Я стискиваю зубы. Скука — какое унизительное оправдание! Скука! Как это слово и тот смысл, который он в него вкладывает, далеки от меня! Он приписывает мне свою болезнь. Он решительно ничего и ни в чем не смыслит, этот бедный Люк, заурядный во всем, кроме дружбы, но неумный даже и в дружбе. Попытаемся ему объяснить:
— Мне не скучно. Мне не хватает себя.
Мои руки отпускают рычаги. Кресло останавливается. Почему-то я считаю нужным повторить настойчиво, ожесточенно:
— Мне не хватает всего.
Сейчас мы впадаем в сентиментальность — совсем хорошо. Я смотрю на подбородок Люка, на этот желтый, длинный, заостренный подбородок с большими черными точками, похожий на куриную гузку. Подбородок чуть-чуть дрожит.
— Я несправедлива. Вы с тетей такие…
Тщетно я вытягиваю губы: нужное слово не приходит мне в голову.
— Преданные, — подсказывает Миландр. — Мы преданные люди. Беспредельно преданные вам, мадемуазель.
Выражение его лица, его тон многозначительны. И очень меня огорчают. Огорчают потому, что этот жалкий тип прав: я скверная девчонка. Но хуже всего то, что я не умею быть скверной до конца, что у Люка и у других всегда есть средства растрогать меня, и тогда я моргаю, притворяясь, что мои глаза совершенно сухи. Черт! Неужели я стану еще хлюпать носом? Послушайте, как дрожит мой голос, пока я издевательски говорю:
— Если мосье мне так предан, было бы весьма любезно с его стороны подтолкнуть коляску. Я выдохлась…
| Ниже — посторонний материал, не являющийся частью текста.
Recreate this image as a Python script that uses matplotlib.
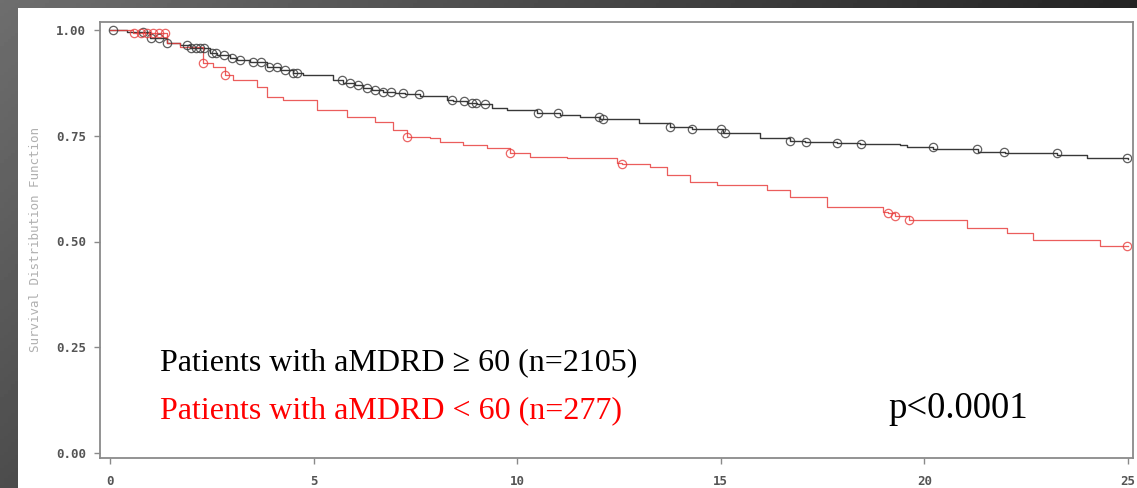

Так-то оно лучше! Люк протягивает руку и улыбается. Но рука у него вялая, а улыбка скоро гаснет. Кого обманет эта крошечная уступка? Люк знает — или чувствует, — что речь идет о милости. О самой унизительной милости: ее оказывает человек, сочувствующий вашему сочувствию, позволяющий оказать услугу, в которой он не нуждается.